■ What the exercise asks: Gather, from the listing beneath this task, every line holding the string "with".

■ Information supplied:
■ ■ ■ ■ ■

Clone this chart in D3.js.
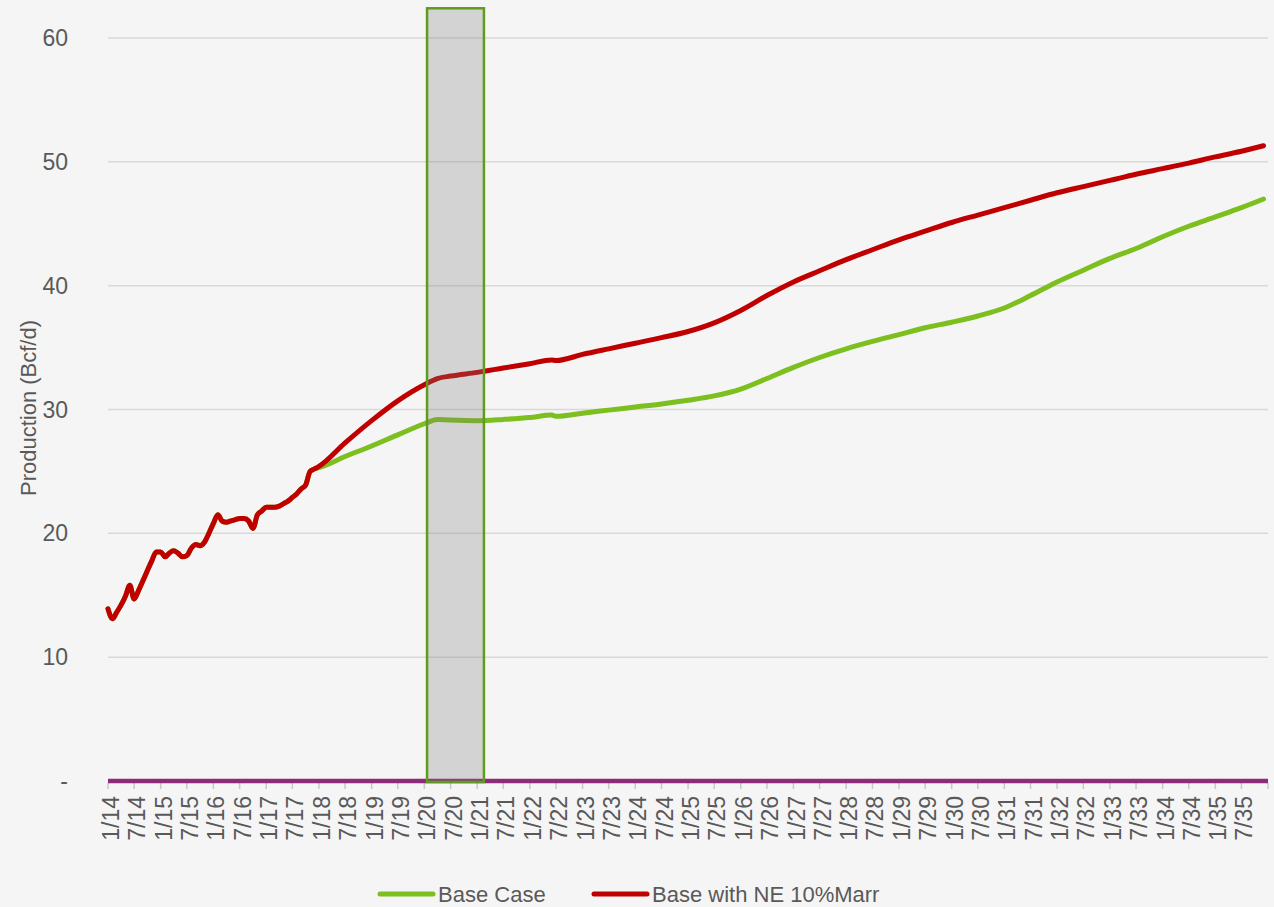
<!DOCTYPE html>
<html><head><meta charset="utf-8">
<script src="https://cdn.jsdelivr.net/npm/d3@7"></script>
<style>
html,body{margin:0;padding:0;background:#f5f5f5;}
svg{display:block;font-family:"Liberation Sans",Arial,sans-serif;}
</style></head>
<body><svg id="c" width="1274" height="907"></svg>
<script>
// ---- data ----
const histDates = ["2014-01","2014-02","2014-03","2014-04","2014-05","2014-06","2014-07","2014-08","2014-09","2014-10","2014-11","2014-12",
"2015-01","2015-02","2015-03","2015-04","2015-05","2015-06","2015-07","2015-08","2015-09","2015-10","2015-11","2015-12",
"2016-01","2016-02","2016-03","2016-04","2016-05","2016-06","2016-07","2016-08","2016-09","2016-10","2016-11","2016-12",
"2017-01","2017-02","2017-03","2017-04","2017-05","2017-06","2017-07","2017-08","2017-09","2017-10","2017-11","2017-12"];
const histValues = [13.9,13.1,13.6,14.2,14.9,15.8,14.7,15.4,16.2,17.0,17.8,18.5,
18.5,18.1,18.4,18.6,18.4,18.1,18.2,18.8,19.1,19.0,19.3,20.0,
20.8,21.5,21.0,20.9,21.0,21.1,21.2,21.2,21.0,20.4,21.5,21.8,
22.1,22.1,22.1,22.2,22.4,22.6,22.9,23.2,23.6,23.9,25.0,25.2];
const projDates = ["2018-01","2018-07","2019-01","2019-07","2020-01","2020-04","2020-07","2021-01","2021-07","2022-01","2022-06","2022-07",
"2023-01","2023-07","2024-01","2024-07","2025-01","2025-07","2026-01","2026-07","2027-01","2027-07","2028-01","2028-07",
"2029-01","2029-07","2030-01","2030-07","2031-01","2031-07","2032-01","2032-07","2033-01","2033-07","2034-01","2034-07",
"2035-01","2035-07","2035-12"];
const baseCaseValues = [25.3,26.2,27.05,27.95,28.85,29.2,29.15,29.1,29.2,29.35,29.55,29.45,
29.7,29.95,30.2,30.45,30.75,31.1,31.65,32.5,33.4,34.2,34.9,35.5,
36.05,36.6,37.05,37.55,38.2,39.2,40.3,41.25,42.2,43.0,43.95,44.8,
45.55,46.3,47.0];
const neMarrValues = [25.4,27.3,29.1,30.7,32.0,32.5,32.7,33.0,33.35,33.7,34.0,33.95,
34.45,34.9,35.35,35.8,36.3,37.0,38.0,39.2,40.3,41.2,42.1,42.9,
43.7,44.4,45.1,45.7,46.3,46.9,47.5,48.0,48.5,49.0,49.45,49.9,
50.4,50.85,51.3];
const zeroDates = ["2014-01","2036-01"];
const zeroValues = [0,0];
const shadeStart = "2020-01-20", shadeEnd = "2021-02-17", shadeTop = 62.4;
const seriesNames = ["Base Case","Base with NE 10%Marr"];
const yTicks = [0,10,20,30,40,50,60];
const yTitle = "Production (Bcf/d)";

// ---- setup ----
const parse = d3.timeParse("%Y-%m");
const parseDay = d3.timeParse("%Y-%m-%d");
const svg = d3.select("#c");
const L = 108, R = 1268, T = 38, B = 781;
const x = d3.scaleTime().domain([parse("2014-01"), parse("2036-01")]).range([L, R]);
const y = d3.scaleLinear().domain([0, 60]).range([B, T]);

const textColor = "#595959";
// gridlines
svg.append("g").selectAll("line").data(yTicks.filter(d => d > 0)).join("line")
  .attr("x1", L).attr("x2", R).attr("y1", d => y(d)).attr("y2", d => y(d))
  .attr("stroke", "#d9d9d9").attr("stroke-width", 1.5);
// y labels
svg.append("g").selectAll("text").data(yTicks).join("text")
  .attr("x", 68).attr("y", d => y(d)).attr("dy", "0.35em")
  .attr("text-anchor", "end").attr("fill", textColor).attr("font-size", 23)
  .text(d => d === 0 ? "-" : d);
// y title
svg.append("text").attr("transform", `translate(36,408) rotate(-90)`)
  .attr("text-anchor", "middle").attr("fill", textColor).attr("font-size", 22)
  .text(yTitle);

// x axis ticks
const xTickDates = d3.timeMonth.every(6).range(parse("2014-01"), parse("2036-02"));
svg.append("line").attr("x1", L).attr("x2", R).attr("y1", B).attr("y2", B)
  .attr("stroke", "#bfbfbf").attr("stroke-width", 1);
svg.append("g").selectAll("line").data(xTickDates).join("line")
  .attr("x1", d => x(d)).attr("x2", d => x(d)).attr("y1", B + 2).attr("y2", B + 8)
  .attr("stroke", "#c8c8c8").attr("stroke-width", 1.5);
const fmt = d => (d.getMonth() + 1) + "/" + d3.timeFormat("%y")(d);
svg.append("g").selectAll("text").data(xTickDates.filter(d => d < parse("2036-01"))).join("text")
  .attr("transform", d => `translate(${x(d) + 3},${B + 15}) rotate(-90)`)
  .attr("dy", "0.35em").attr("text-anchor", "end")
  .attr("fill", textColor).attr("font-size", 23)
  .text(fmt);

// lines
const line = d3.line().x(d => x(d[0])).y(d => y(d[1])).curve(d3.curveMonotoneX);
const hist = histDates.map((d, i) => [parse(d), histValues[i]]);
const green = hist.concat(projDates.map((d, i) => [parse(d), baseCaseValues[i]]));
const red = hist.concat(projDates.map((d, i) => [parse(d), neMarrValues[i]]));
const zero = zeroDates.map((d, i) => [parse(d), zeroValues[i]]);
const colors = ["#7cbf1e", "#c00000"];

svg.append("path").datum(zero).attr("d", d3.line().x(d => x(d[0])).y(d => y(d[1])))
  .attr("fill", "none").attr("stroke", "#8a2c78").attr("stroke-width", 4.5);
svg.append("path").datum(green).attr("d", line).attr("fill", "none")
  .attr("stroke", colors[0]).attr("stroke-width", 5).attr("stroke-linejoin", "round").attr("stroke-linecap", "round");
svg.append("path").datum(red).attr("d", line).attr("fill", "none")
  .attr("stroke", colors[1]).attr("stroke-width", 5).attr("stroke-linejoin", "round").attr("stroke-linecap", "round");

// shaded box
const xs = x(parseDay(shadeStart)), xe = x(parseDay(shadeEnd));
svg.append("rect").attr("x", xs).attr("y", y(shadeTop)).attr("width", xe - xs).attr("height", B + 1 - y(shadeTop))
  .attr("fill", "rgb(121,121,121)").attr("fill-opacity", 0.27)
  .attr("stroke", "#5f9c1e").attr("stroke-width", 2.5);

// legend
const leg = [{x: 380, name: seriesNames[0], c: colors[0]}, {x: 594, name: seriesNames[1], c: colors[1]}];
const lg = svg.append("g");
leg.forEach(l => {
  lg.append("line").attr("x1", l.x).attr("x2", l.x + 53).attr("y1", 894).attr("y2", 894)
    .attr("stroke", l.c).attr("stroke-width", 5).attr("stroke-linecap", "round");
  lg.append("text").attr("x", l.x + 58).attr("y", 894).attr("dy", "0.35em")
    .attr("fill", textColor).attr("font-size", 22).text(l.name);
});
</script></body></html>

■ ■ ■ ■ ■

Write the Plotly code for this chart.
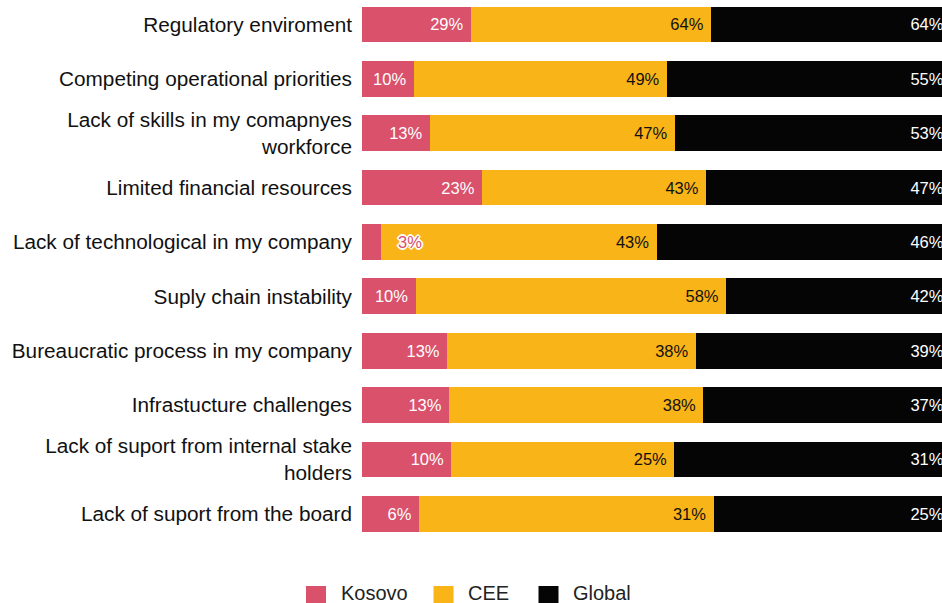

■ ■ ■ ■ ■

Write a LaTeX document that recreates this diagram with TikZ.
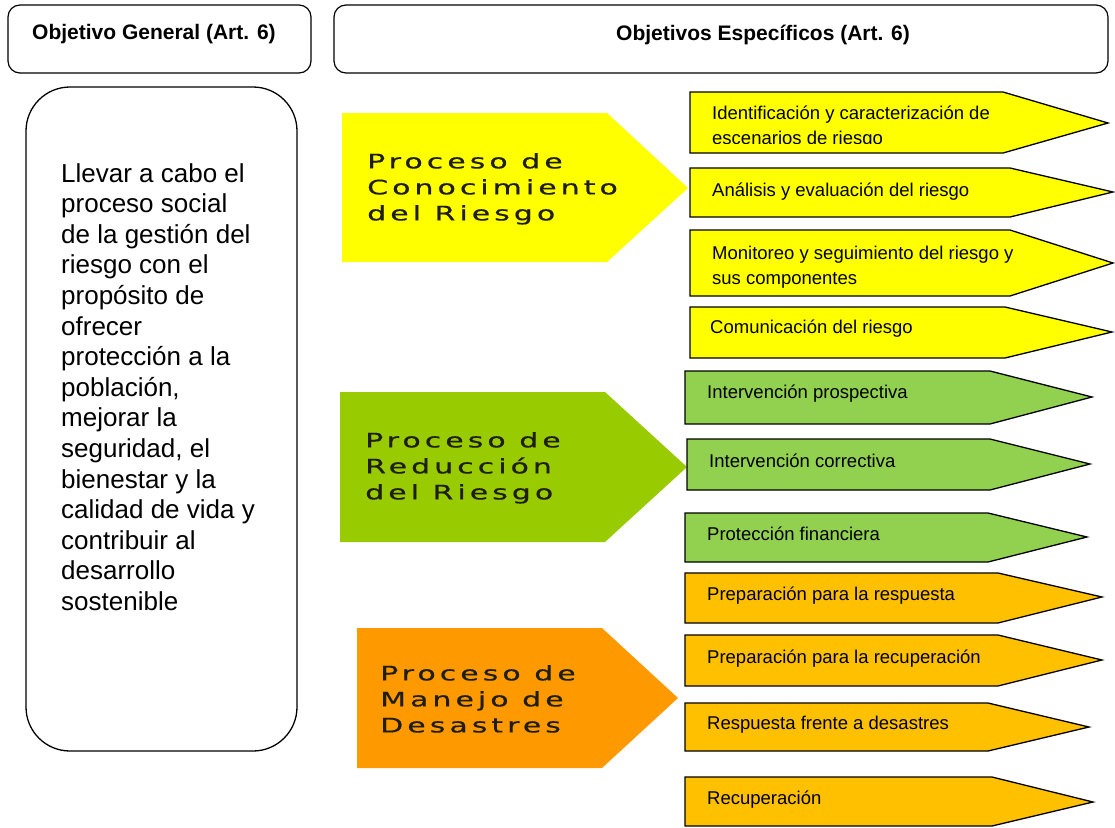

■ ■ ■ ■ ■

■ Written answer:
const seriesNames = ["Base Case","Base with NE 10%Marr"];
Write a LaTeX document that recreates this diagram with TikZ.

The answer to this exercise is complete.